People who screw up, for whatever reason, disappear from the economic stage.
They do? From what I can tell, they simply pick up another cushy position mere weeks later. Look at Lord Bloody Simpson’s list of corporate failures.
It’s not true that “those who practice…vanity and greed…leave the system.” Any more than the 2000 workers made redundant. They re-enter the system at other points, those at the top with a blotch on their reputations, and after independent people with their own money at stake assess their degree of culpability. Someone who failed as an executive may work out as a middle manager or a personnel rep. We need a study measuring “vanity and greed” at Carillion (which was fatally uncareful in preserving its own wealth) against that of Parliament (perennially coveting the wealth of others).

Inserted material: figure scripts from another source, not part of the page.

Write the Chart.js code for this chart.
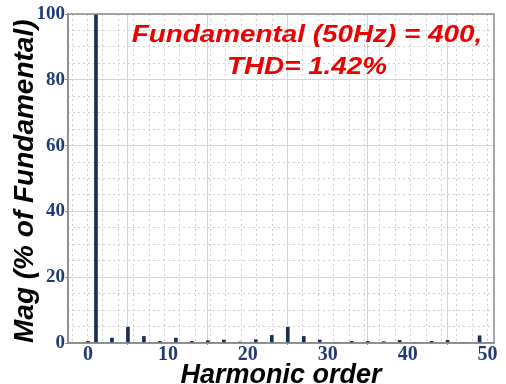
<!DOCTYPE html>
<html>
<head>
<meta charset="utf-8">
<script src="https://cdn.jsdelivr.net/npm/chart.js@4"></script>
<style>
  html, body { margin: 0; padding: 0; background: #fff; }
  #wrap { width: 506px; height: 384px; }
</style>
</head>
<body>
<div id="wrap"><canvas id="thdChart"></canvas></div>
<script>
// harmonic spectrum values (% of fundamental)
const harmonics = [0, 1, 3, 5, 7, 9, 11, 13, 15, 17, 19, 21, 23, 25, 27, 29, 31, 33, 35, 37, 39, 41, 43, 45, 47, 49];
const magnitudes = [0.5, 100, 1.5, 4.8, 2.0, 0.5, 1.5, 0.5, 0.7, 0.9, 0.3, 1.0, 2.3, 4.8, 2.0, 0.9, 0.2, 0.5, 0.5, 0.4, 0.8, 0.1, 0.5, 0.8, 0.1, 2.2];
const xTicks = [0, 10, 20, 30, 40, 50];
const yTicks = [0, 20, 40, 60, 80, 100];
const noteLines = ['Fundamental (50Hz) = 400,', 'THD= 1.42%'];

const navy = '#1b2f4e';
const tickBlue = '#1f3a78';

// frame + red note text (drawn a bit wide like the source picture)
const decorPlugin = {
    id: 'decor',
    afterDraw(chart) {
        const { ctx, chartArea: a } = chart;
        ctx.save();
        ctx.strokeStyle = '#8a8a8a';
        ctx.lineWidth = 1.5;
        ctx.strokeRect(a.left, a.top, a.right - a.left, a.bottom - a.top);
        ctx.fillStyle = '#ee0000';
        ctx.font = 'italic bold 24px "Liberation Sans", Arial, sans-serif';
        ctx.textAlign = 'center';
        ctx.translate(307, 0);
        ctx.scale(1.16, 1);
        ctx.fillText(noteLines[0], 0, 42);
        ctx.fillText(noteLines[1], 0, 74);
        ctx.restore();
    }
};

function fixedWidth(w) { return function(scale) { scale.width = w; }; }
function fixedHeight(h) { return function(scale) { scale.height = h; }; }

const ctx = document.getElementById('thdChart').getContext('2d');
new Chart(ctx, {
    type: 'bar',
    data: {
        datasets: [{
            data: harmonics.map((h, i) => ({ x: h, y: magnitudes[i] })),
            backgroundColor: navy,
            barThickness: 3,
            xAxisID: 'x',
            yAxisID: 'y'
        }]
    },
    options: {
        responsive: true,
        maintainAspectRatio: false,
        animation: false,
        layout: { padding: { top: 14, right: 12, left: 0, bottom: 0 } },
        plugins: { legend: { display: false }, tooltip: { enabled: false } },
        scales: {
            xMinor: {
                type: 'linear', position: 'bottom', min: -2.5, max: 50.8,
                afterBuildTicks: s => { s.ticks = []; for (let v = -2; v <= 50; v += 2) s.ticks.push({ value: v }); },
                ticks: { display: false },
                grid: { color: '#cfcfcf', lineWidth: 1, drawTicks: false },
                border: { display: false, dash: [2, 3] },
                afterFit: fixedHeight(0)
            },
            yMinor: {
                type: 'linear', position: 'left', min: 0, max: 100,
                afterBuildTicks: s => { s.ticks = []; for (let v = 0; v <= 100; v += 5) s.ticks.push({ value: v }); },
                ticks: { display: false },
                grid: { color: '#cfcfcf', lineWidth: 1, drawTicks: false },
                border: { display: false, dash: [2, 3] },
                afterFit: fixedWidth(0)
            },
            x: {
                type: 'linear', position: 'bottom', min: -2.5, max: 50.8,
                offset: false,
                afterBuildTicks: s => { s.ticks = xTicks.map(v => ({ value: v })); },
                ticks: {
                    color: tickBlue, padding: 0, maxRotation: 0,
                    font: { family: '"Liberation Serif", "Times New Roman", serif', weight: 'bold', size: 20, lineHeight: 1 }
                },
                grid: { color: '#d4d4d4', lineWidth: 1, tickLength: 2, tickColor: '#888' },
                border: { color: '#8a8a8a', width: 1.5 },
                title: {
                    display: true, text: 'Harmonic order', color: '#000', padding: { top: 0, bottom: -5 },
                    font: { family: '"Liberation Sans", Arial, sans-serif', style: 'italic', weight: 'bold', size: 27, lineHeight: 1 }
                },
                afterFit: fixedHeight(41)
            },
            y: {
                type: 'linear', position: 'left', min: 0, max: 100,
                afterBuildTicks: s => { s.ticks = yTicks.map(v => ({ value: v })); },
                ticks: {
                    color: tickBlue, padding: 0,
                    font: { family: '"Liberation Serif", "Times New Roman", serif', weight: 'bold', size: 19 }
                },
                grid: { color: '#d4d4d4', lineWidth: 1, tickLength: 3, tickColor: '#888' },
                border: { color: '#8a8a8a', width: 1.5 },
                title: {
                    display: true, text: 'Mag (% of Fundamental)', color: '#000', align: 'start',
                    padding: { top: 11, bottom: 0 },
                    font: { family: '"Liberation Sans", Arial, sans-serif', style: 'italic', weight: 'bold', size: 28, lineHeight: 1 }
                },
                afterFit: fixedWidth(68)
            }
        }
    },
    plugins: [decorPlugin]
});
</script>
</body>
</html>
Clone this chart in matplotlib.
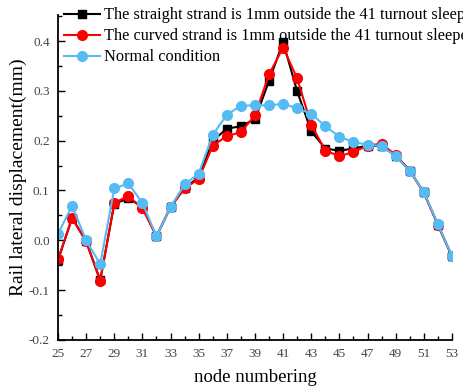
import matplotlib.pyplot as plt
from matplotlib.ticker import MultipleLocator

nodes = list(range(25, 54))

straight = [-0.040, 0.045, -0.002, -0.080, 0.073, 0.084, 0.067, 0.008, 0.067, 0.105,
            0.126, 0.200, 0.224, 0.229, 0.243, 0.320, 0.398, 0.299, 0.219, 0.184,
            0.180, 0.184, 0.190, 0.189, 0.170, 0.140, 0.096, 0.031, -0.032]
curved = [-0.038, 0.044, -0.002, -0.082, 0.075, 0.089, 0.064, 0.008, 0.067, 0.104,
          0.123, 0.190, 0.209, 0.217, 0.251, 0.333, 0.387, 0.325, 0.232, 0.180,
          0.169, 0.177, 0.190, 0.194, 0.171, 0.140, 0.096, 0.031, -0.032]
normal = [0.013, 0.069, 0.000, -0.048, 0.104, 0.114, 0.075, 0.008, 0.067, 0.112,
          0.134, 0.212, 0.252, 0.270, 0.271, 0.271, 0.274, 0.265, 0.254, 0.229,
          0.208, 0.197, 0.192, 0.189, 0.169, 0.139, 0.097, 0.032, -0.031]

labels = ["The straight strand is 1mm outside the 41 turnout sleeper",
          "The curved strand is 1mm outside the 41 turnout sleeper",
          "Normal condition"]

plt.rcParams["font.family"] = ["Liberation Serif", "DejaVu Serif"]

fig = plt.figure(figsize=(4.64, 3.88), dpi=100)
ax = fig.add_axes([0.125, 0.124, 0.849, 0.837])

ax.plot(nodes, straight, color="black", marker="s", markersize=6, linewidth=1.5, label=labels[0])
ax.plot(nodes, curved, color="#ff0000", marker="o", markersize=7, linewidth=1.5, label=labels[1])
ax.plot(nodes, normal, color="#55bbf5", marker="o", markersize=7, linewidth=1.5, label=labels[2])

ax.set_xlim(25, 53)
ax.set_ylim(-0.2, 0.452)
ax.set_xticks(list(range(25, 54, 2)))
ax.xaxis.set_minor_locator(MultipleLocator(1))
ax.yaxis.set_minor_locator(MultipleLocator(0.05))
ax.set_yticks([-0.2, -0.1, 0.0, 0.1, 0.2, 0.3, 0.4])
ax.set_yticklabels(["-0.2", "-0.1", "0.0", "0.1", "0.2", "0.3", "0.4"])

ax.tick_params(which="both", direction="in", labelsize=9.5, labelcolor="#444444", width=1)
ax.tick_params(which="major", length=5, pad=6)
ax.tick_params(which="minor", length=3)
for s in ["top", "right"]:
    ax.spines[s].set_visible(False)
for s in ["left", "bottom"]:
    ax.spines[s].set_linewidth(1.3)

ax.set_xlabel("node numbering", fontsize=13.5, labelpad=6)
ax.set_ylabel("Rail lateral displacement(mm)", fontsize=14, labelpad=1)

ax.legend(loc="upper left", bbox_to_anchor=(0.135, 0.985), bbox_transform=fig.transFigure,
          frameon=False, fontsize=11.75, handlelength=2.2, handletextpad=0.25,
          labelspacing=0.3, borderaxespad=0, borderpad=0.1)

fig.savefig("out.png", dpi=100)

Presumably, MPs complain about “recklessness, hubris and greed” as they seek to corner the market in such activities, and don’t appreciate the competition.
Carillion’s customer was almost exclusively the government. Yet that is who these muppets (I assume that’s what MP stands for) want to run it? Not very sensible.
The Today programme was blaming it all on the lack of competition in the auditing sector – time for an investigation into the monopoly (sic) of the big four. The boss of the ICA who was being interviewed pointed out that there are over 3000 businesses licenced to audit companies, but this apparently isn’t enough to prevent the government from intervening.